Taliban and other militant groups have been targeting locals who support the security forces or have formed vigilante groups against them.

“At least nine men were shot dead by militants who stormed into a house around 4.30am firing with automatic weapons and exploding hand grenades,” senior police official Fazal-e-Wahid told AFP.

Furious residents blocked the main highway linking Peshawar with the garrison town of Kohat for some time to protest against the killings, Tilla Khan, a local peace committee member, told AFP.

The attack came a day after 13 people were killed by a triple grenade attack on a Peshawar cinema which was showing pornography.
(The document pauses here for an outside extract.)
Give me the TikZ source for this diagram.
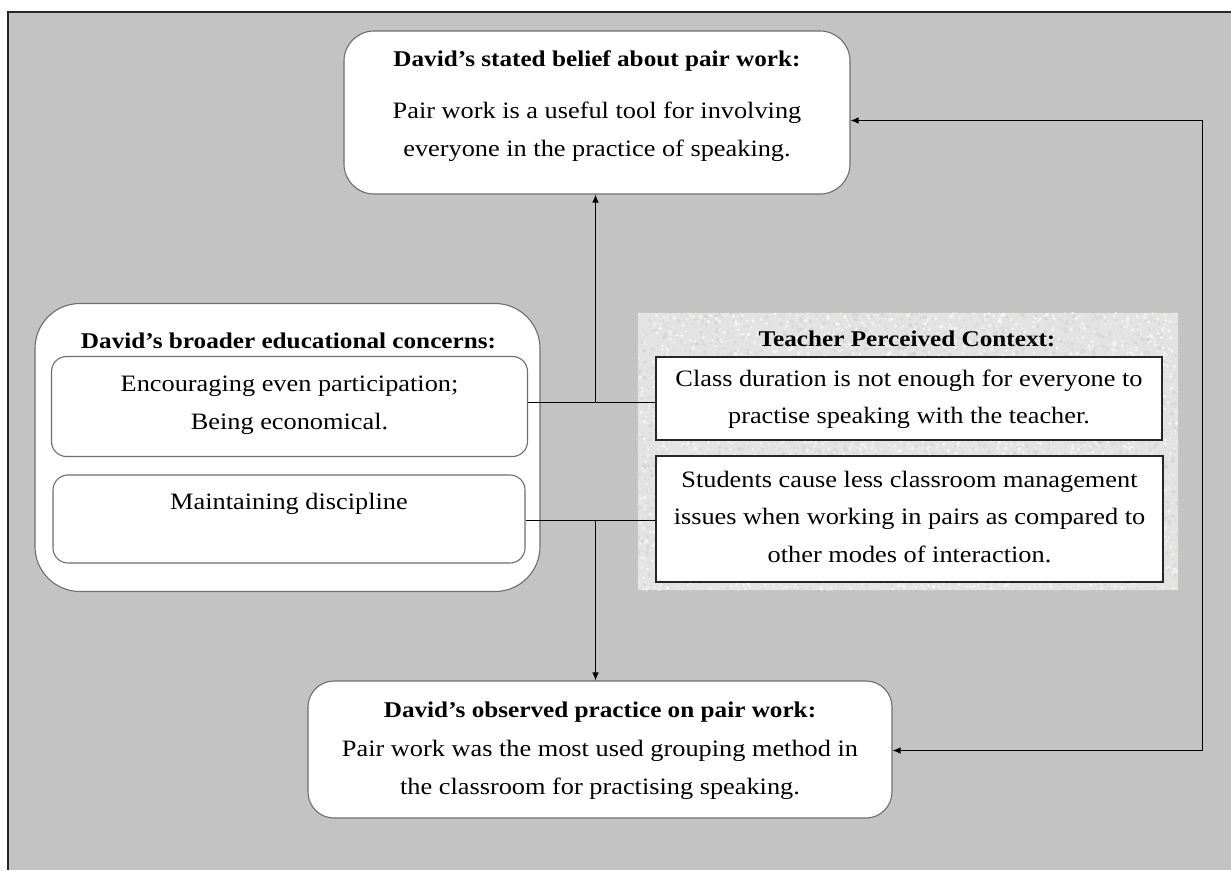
\documentclass[tikz,border=0pt]{standalone}
\usepackage{fontspec}
\setmainfont{Liberation Serif}[FakeStretch=1.12]
\usetikzlibrary{arrows.meta}
\definecolor{panelgray}{HTML}{C3C3C3}
\definecolor{edgegray}{HTML}{6E6E6E}
\definecolor{grain}{HTML}{E3E3E3}
\definecolor{grainedge}{HTML}{C4D2B0}
\begin{document}
\begin{tikzpicture}[x=1pt,y=-1pt,
  txt/.style={font=\fontsize{23.5}{37.5}\selectfont, align=center, inner sep=0pt},
  ttl/.style={font=\fontsize{22.5}{37.5}\selectfont\bfseries, align=center, inner sep=0pt},
  softbox/.style={draw=edgegray, fill=white, line width=1.1pt, rounded corners=#1, inner sep=0pt},
  plainbox/.style={draw=black!85, fill=white, line width=1.1pt, inner sep=0pt},
  link/.style={draw=black, line width=0.9pt},
  tip/.style={-{Latex[length=8pt,width=6.5pt]}},
  tips/.style={{Latex[length=8pt,width=6.5pt]}-{Latex[length=8pt,width=6.5pt]}}
]
\useasboundingbox (0,0) rectangle (1231,870);

% grey page panel, framed on the left and top
\fill[panelgray] (8,12) rectangle (1231,870);
\draw[line width=1.2pt, black!85] (8,870) -- (8,12) -- (1231,12);

% stated belief
\node[softbox=30pt, minimum width=506pt, minimum height=163pt] (belief) at (597,112.5) {};
\node[ttl] (beliefT) at (597,61) {David’s stated belief about pair work:};
\node[txt] (beliefB) at (597,132) {Pair work is a useful tool for involving\\everyone in the practice of speaking.};

% broader educational concerns
\node[softbox=45pt, minimum width=505pt, minimum height=288pt] (concerns) at (287.5,447.5) {};
\node[ttl] (concernsT) at (288.5,341) {David’s broader educational concerns:};
\node[softbox=15pt, minimum width=476pt, minimum height=100pt] (even) at (289.5,406.5) {};
\node[txt] (evenT) at (289.5,405) {Encouraging even participation;\\Being economical.};
\node[softbox=15pt, minimum width=472pt, minimum height=88pt] (disc) at (289,519) {};
\node[txt] (discT) at (289,504) {Maintaining discipline};

% teacher perceived context (grained panel)
\node[fill=grain, minimum width=540pt, minimum height=277pt, inner sep=0pt] (context) at (908,451.5) {};
\begin{scope}
  \clip (context.north west) rectangle (context.south east);
  \pgfmathsetseed{4127}
  \foreach \k in {1,...,3000} {
    \pgfmathsetmacro\px{638+540*rnd}
    \pgfmathsetmacro\py{313+277*rnd}
    \pgfmathsetmacro\pr{0.8+1.4*rnd}
    \fill[black!22, opacity=0.35] (\px,\py) circle (\pr pt);
  }
  \foreach \k in {1,...,3000} {
    \pgfmathsetmacro\px{638+540*rnd}
    \pgfmathsetmacro\py{313+277*rnd}
    \pgfmathsetmacro\pr{0.7+1.3*rnd}
    \fill[white, opacity=0.6] (\px,\py) circle (\pr pt);
  }
\end{scope}
\draw[grainedge, line width=1.3pt, dotted] (context.north west) rectangle (context.south east);
\node[ttl] (contextT) at (907,339) {Teacher Perceived Context:};
\node[plainbox, minimum width=506pt, minimum height=83pt] (duration) at (909,398.5) {};
\node[txt] (durationT) at (909,399.5) {Class duration is not enough for everyone to\\practise speaking with the teacher.};
\node[plainbox, minimum width=507pt, minimum height=126pt] (manage) at (909.5,519) {};
\node[txt] (manageT) at (909.5,517) {Students cause less classroom management\\issues when working in pairs as compared to\\other modes of interaction.};

% observed practice
\node[softbox=26pt, minimum width=584pt, minimum height=137pt] (practice) at (600,749.5) {};
\node[ttl] (practiceT) at (600,712) {David’s observed practice on pair work:};
\node[txt] (practiceB) at (600,770) {Pair work was the most used grouping method in\\the classroom for practising speaking.};

% connectors
\coordinate (upJ) at (595.5,402.5);
\coordinate (dnJ) at (595.5,520.5);
\coordinate (loopR) at (1202.5,120.5);
\draw[link] (even.east |- upJ) -- (duration.west |- upJ);
\draw[link] (disc.east |- dnJ) -- (manage.west |- dnJ);
\draw[link, tip] (upJ) -- (belief.south -| upJ);
\draw[link, tip] (dnJ) -- (practice.north -| dnJ);
\draw[link, tips] (belief.east |- loopR) -- (loopR) |- (practice.east |- 0,750.5);
\end{tikzpicture}
\end{document}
Earlier in the month a separate cinema in the city was also hit by grenades, killing four and wounding 31.

Wahid said the militant group involved in Wednesday’s attack separated adult males of the family, shot them and later fled.

A man of the same family who served in the community police was killed in an armed attack some 18 months ago, Wahid added.

Najib-ur-Rahman, another senior police official, confirmed the incident and said the gunmen had targeted the family because of their affiliations with a local peace committee.

Khyber straddles the Nato supply line into Afghanistan, used by US-led troops to evacuate military equipment as they withdraw by the end of this year.

Thousands fled fighting between militants and the military in Khyber in the early months of last year, according to aid groups, though by June the army said it had taken control of all the key strategic heights.

Wednesday’s attack came after negotiators representing the Pakistani government and Taliban militants met for a second time Tuesday as part of efforts to end the bloody seven-year rebellion.

Rustam Shah Mohmand, a member of the government committee for peace talks and former ambassador to Afghanistan, told AFP: “The Pakistani Taliban has expressed its willingness to come forward for peace talks if they are given a guarantee of safety.”

The chief of the Taliban committee, Maulana Sami-ul-Haq, has called for a session of religious leaders on Saturday to “take the clerics into confidence” regarding the peace negotiations.

Pakistani troops have been fighting for years against home-grown insurgents in the tribal belt, which Washington considers the main hub of Taliban and Al Qaida militants plotting attacks on the West and in Afghanistan.